Produce an exact transcription of the listing below, omitting the pictures.

§

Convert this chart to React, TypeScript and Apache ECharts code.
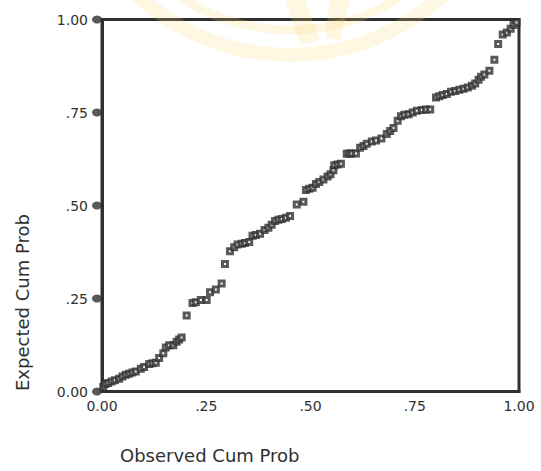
import React, { useEffect, useRef } from "react";
import * as echarts from "echarts";

const observed = [
  0.003, 0.008, 0.015, 0.023, 0.031, 0.041, 0.049, 0.057, 0.065, 0.073, 0.081, 0.093,
  0.101, 0.113, 0.121, 0.129, 0.137, 0.147, 0.153, 0.161, 0.171, 0.179, 0.185, 0.191,
  0.203, 0.217, 0.225, 0.237, 0.251, 0.259, 0.273, 0.287, 0.295, 0.307, 0.317, 0.325,
  0.335, 0.343, 0.353, 0.361, 0.369, 0.379, 0.39, 0.399, 0.407, 0.415, 0.423, 0.431,
  0.441, 0.451, 0.467, 0.483, 0.489, 0.497, 0.505, 0.513, 0.521, 0.531, 0.541, 0.548,
  0.555, 0.557, 0.565, 0.573, 0.587, 0.593, 0.599, 0.609, 0.619, 0.627, 0.635, 0.647,
  0.657, 0.67, 0.683, 0.691, 0.699, 0.709, 0.717, 0.725, 0.735, 0.745, 0.755, 0.767,
  0.777, 0.787, 0.801, 0.809, 0.817, 0.827, 0.837, 0.847, 0.857, 0.867, 0.877, 0.887,
  0.895, 0.903, 0.909, 0.917, 0.929, 0.941, 0.95, 0.961, 0.971, 0.98, 0.987, 0.994,
];
const expected = [
  0.012, 0.02, 0.023, 0.027, 0.03, 0.034, 0.04, 0.045, 0.048, 0.051, 0.054, 0.061,
  0.066, 0.074, 0.076, 0.077, 0.09, 0.103, 0.118, 0.124, 0.124, 0.134, 0.14, 0.145,
  0.204, 0.238, 0.24, 0.246, 0.246, 0.267, 0.274, 0.29, 0.343, 0.377, 0.388, 0.395,
  0.397, 0.399, 0.402, 0.419, 0.421, 0.424, 0.434, 0.44, 0.448, 0.458, 0.462, 0.464,
  0.467, 0.472, 0.503, 0.51, 0.542, 0.545, 0.548, 0.558, 0.563, 0.57, 0.578, 0.584,
  0.595, 0.608, 0.61, 0.612, 0.639, 0.64, 0.64, 0.64, 0.655, 0.66, 0.666, 0.672,
  0.675, 0.68, 0.692, 0.7, 0.708, 0.728, 0.74, 0.744, 0.745, 0.75, 0.755, 0.757,
  0.758, 0.758, 0.79, 0.794, 0.797, 0.8, 0.806, 0.808, 0.811, 0.814, 0.817, 0.822,
  0.828, 0.838, 0.846, 0.852, 0.862, 0.892, 0.934, 0.96, 0.965, 0.975, 0.985, 0.992,
];
const tickValues = [0, 0.25, 0.5, 0.75, 1];
const tickLabels = ["0.00", ".25", ".50", ".75", "1.00"];
const xTitle = "Observed Cum Prob";
const yTitle = "Expected Cum Prob";

const FONT = "DejaVu Sans, Verdana, sans-serif";
const INK = "#303030";

export default function App() {
  const ref = useRef<HTMLDivElement>(null);
  useEffect(() => {
    if (!ref.current) return;
    const chart = echarts.init(ref.current, undefined, { renderer: "svg" });
    const fmt = (v: number) => {
      const i = tickValues.findIndex((t) => Math.abs(t - v) < 1e-9);
      return i >= 0 ? tickLabels[i] : "";
    };
    const wm = "rgba(250, 215, 110, 0.2)";
    chart.setOption({
      animation: false,
      backgroundColor: "#ffffff",
      grid: {
        left: 102,
        top: 19.5,
        width: 417,
        height: 372,
        show: true,
        borderColor: INK,
        borderWidth: 3,
        backgroundColor: "transparent",
      },
      xAxis: {
        type: "value",
        min: 0,
        max: 1,
        interval: 0.25,
        axisLine: { show: true, onZero: false, lineStyle: { color: INK, width: 3 } },
        axisTick: { show: false },
        splitLine: { show: false },
        axisLabel: {
          formatter: fmt,
          color: INK,
          fontSize: 14,
          fontFamily: FONT,
          margin: 7,
          showMinLabel: true,
          showMaxLabel: true,
        },
      },
      yAxis: {
        type: "value",
        min: 0,
        max: 1,
        interval: 0.25,
        axisLine: { show: true, onZero: false, lineStyle: { color: INK, width: 3 } },
        axisTick: { show: false },
        splitLine: { show: false },
        axisLabel: {
          formatter: fmt,
          color: INK,
          fontSize: 14,
          fontFamily: FONT,
          margin: 14,
          showMinLabel: true,
          showMaxLabel: true,
        },
      },
      graphic: [
        {
          type: "group",
          silent: true,
          z: -10,
          children: [
            { type: "arc", shape: { cx: 290, cy: -170, r: 225, startAngle: Math.PI * 0.08, endAngle: Math.PI * 0.92 }, style: { stroke: wm, lineWidth: 14, fill: "none" } },
            { type: "arc", shape: { cx: 290, cy: -170, r: 200, startAngle: Math.PI * 0.1, endAngle: Math.PI * 0.9 }, style: { stroke: wm, lineWidth: 9, fill: "none" } },
            { type: "polygon", shape: { points: [[285, 0], [305, 0], [320, 40], [300, 45]] }, style: { fill: wm } },
            { type: "polygon", shape: { points: [[330, 0], [350, 0], [340, 40], [325, 38]] }, style: { fill: wm } },
          ],
        },
        {
          type: "text",
          left: 120,
          top: 446,
          style: { text: xTitle, fontSize: 18, fontFamily: FONT, fill: INK },
        },
        {
          type: "text",
          x: 22,
          y: 391,
          rotation: Math.PI / 2,
          style: {
            text: yTitle,
            fontSize: 18,
            fontFamily: FONT,
            fill: INK,
            textAlign: "left",
            textVerticalAlign: "middle",
          },
        },
      ],
      series: [
        {
          type: "scatter",
          silent: true,
          symbol: "circle",
          symbolSize: [10, 8],
          symbolOffset: [-5, 0],
          data: tickValues.map((v) => [0, v]),
          itemStyle: { color: INK },
          z: 1,
        },
        {
          type: "scatter",
          silent: true,
          symbol: "rect",
          symbolSize: 5,
          data: observed.map((x, i) => [x, expected[i]]),
          itemStyle: { color: "#ffffff", borderColor: INK, borderWidth: 3 },
          z: 3,
        },
      ],
    });
    return () => chart.dispose();
  }, []);
  return (
    <div
      ref={ref}
      style={{ position: "fixed", left: 0, top: 0, width: 541, height: 471 }}
    />
  );
}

§

#### Result for this exercise
Convert this chart to React, TypeScript and Apache ECharts code.
import React, { useEffect, useRef } from "react";
import * as echarts from "echarts";

const observed = [
  0.003, 0.008, 0.015, 0.023, 0.031, 0.041, 0.049, 0.057, 0.065, 0.073, 0.081, 0.093,
  0.101, 0.113, 0.121, 0.129, 0.137, 0.147, 0.153, 0.161, 0.171, 0.179, 0.185, 0.191,
  0.203, 0.217, 0.225, 0.237, 0.251, 0.259, 0.273, 0.287, 0.295, 0.307, 0.317, 0.325,
  0.335, 0.343, 0.353, 0.361, 0.369, 0.379, 0.39, 0.399, 0.407, 0.415, 0.423, 0.431,
  0.441, 0.451, 0.467, 0.483, 0.489, 0.497, 0.505, 0.513, 0.521, 0.531, 0.541, 0.548,
  0.555, 0.557, 0.565, 0.573, 0.587, 0.593, 0.599, 0.609, 0.619, 0.627, 0.635, 0.647,
  0.657, 0.67, 0.683, 0.691, 0.699, 0.709, 0.717, 0.725, 0.735, 0.745, 0.755, 0.767,
  0.777, 0.787, 0.801, 0.809, 0.817, 0.827, 0.837, 0.847, 0.857, 0.867, 0.877, 0.887,
  0.895, 0.903, 0.909, 0.917, 0.929, 0.941, 0.95, 0.961, 0.971, 0.98, 0.987, 0.994,
];
const expected = [
  0.012, 0.02, 0.023, 0.027, 0.03, 0.034, 0.04, 0.045, 0.048, 0.051, 0.054, 0.061,
  0.066, 0.074, 0.076, 0.077, 0.09, 0.103, 0.118, 0.124, 0.124, 0.134, 0.14, 0.145,
  0.204, 0.238, 0.24, 0.246, 0.246, 0.267, 0.274, 0.29, 0.343, 0.377, 0.388, 0.395,
  0.397, 0.399, 0.402, 0.419, 0.421, 0.424, 0.434, 0.44, 0.448, 0.458, 0.462, 0.464,
  0.467, 0.472, 0.503, 0.51, 0.542, 0.545, 0.548, 0.558, 0.563, 0.57, 0.578, 0.584,
  0.595, 0.608, 0.61, 0.612, 0.639, 0.64, 0.64, 0.64, 0.655, 0.66, 0.666, 0.672,
  0.675, 0.68, 0.692, 0.7, 0.708, 0.728, 0.74, 0.744, 0.745, 0.75, 0.755, 0.757,
  0.758, 0.758, 0.79, 0.794, 0.797, 0.8, 0.806, 0.808, 0.811, 0.814, 0.817, 0.822,
  0.828, 0.838, 0.846, 0.852, 0.862, 0.892, 0.934, 0.96, 0.965, 0.975, 0.985, 0.992,
];
const tickValues = [0, 0.25, 0.5, 0.75, 1];
const tickLabels = ["0.00", ".25", ".50", ".75", "1.00"];
const xTitle = "Observed Cum Prob";
const yTitle = "Expected Cum Prob";

const FONT = "DejaVu Sans, Verdana, sans-serif";
const INK = "#303030";

export default function App() {
  const ref = useRef<HTMLDivElement>(null);
  useEffect(() => {
    if (!ref.current) return;
    const chart = echarts.init(ref.current, undefined, { renderer: "svg" });
    const fmt = (v: number) => {
      const i = tickValues.findIndex((t) => Math.abs(t - v) < 1e-9);
      return i >= 0 ? tickLabels[i] : "";
    };
    const wm = "rgba(250, 215, 110, 0.2)";
    chart.setOption({
      animation: false,
      backgroundColor: "#ffffff",
      grid: {
        left: 102,
        top: 19.5,
        width: 417,
        height: 372,
        show: true,
        borderColor: INK,
        borderWidth: 3,
        backgroundColor: "transparent",
      },
      xAxis: {
        type: "value",
        min: 0,
        max: 1,
        interval: 0.25,
        axisLine: { show: true, onZero: false, lineStyle: { color: INK, width: 3 } },
        axisTick: { show: false },
        splitLine: { show: false },
        axisLabel: {
          formatter: fmt,
          color: INK,
          fontSize: 14,
          fontFamily: FONT,
          margin: 7,
          showMinLabel: true,
          showMaxLabel: true,
        },
      },
      yAxis: {
        type: "value",
        min: 0,
        max: 1,
        interval: 0.25,
        axisLine: { show: true, onZero: false, lineStyle: { color: INK, width: 3 } },
        axisTick: { show: false },
        splitLine: { show: false },
        axisLabel: {
          formatter: fmt,
          color: INK,
          fontSize: 14,
          fontFamily: FONT,
          margin: 14,
          showMinLabel: true,
          showMaxLabel: true,
        },
      },
      graphic: [
        {
          type: "group",
          silent: true,
          z: -10,
          children: [
            { type: "arc", shape: { cx: 290, cy: -170, r: 225, startAngle: Math.PI * 0.08, endAngle: Math.PI * 0.92 }, style: { stroke: wm, lineWidth: 14, fill: "none" } },
            { type: "arc", shape: { cx: 290, cy: -170, r: 200, startAngle: Math.PI * 0.1, endAngle: Math.PI * 0.9 }, style: { stroke: wm, lineWidth: 9, fill: "none" } },
            { type: "polygon", shape: { points: [[285, 0], [305, 0], [320, 40], [300, 45]] }, style: { fill: wm } },
            { type: "polygon", shape: { points: [[330, 0], [350, 0], [340, 40], [325, 38]] }, style: { fill: wm } },
          ],
        },
        {
          type: "text",
          left: 120,
          top: 446,
          style: { text: xTitle, fontSize: 18, fontFamily: FONT, fill: INK },
        },
        {
          type: "text",
          x: 22,
          y: 391,
          rotation: Math.PI / 2,
          style: {
            text: yTitle,
            fontSize: 18,
            fontFamily: FONT,
            fill: INK,
            textAlign: "left",
            textVerticalAlign: "middle",
          },
        },
      ],
      series: [
        {
          type: "scatter",
          silent: true,
          symbol: "circle",
          symbolSize: [10, 8],
          symbolOffset: [-5, 0],
          data: tickValues.map((v) => [0, v]),
          itemStyle: { color: INK },
          z: 1,
        },
        {
          type: "scatter",
          silent: true,
          symbol: "rect",
          symbolSize: 5,
          data: observed.map((x, i) => [x, expected[i]]),
          itemStyle: { color: "#ffffff", borderColor: INK, borderWidth: 3 },
          z: 3,
        },
      ],
    });
    return () => chart.dispose();
  }, []);
  return (
    <div
      ref={ref}
      style={{ position: "fixed", left: 0, top: 0, width: 541, height: 471 }}
    />
  );
}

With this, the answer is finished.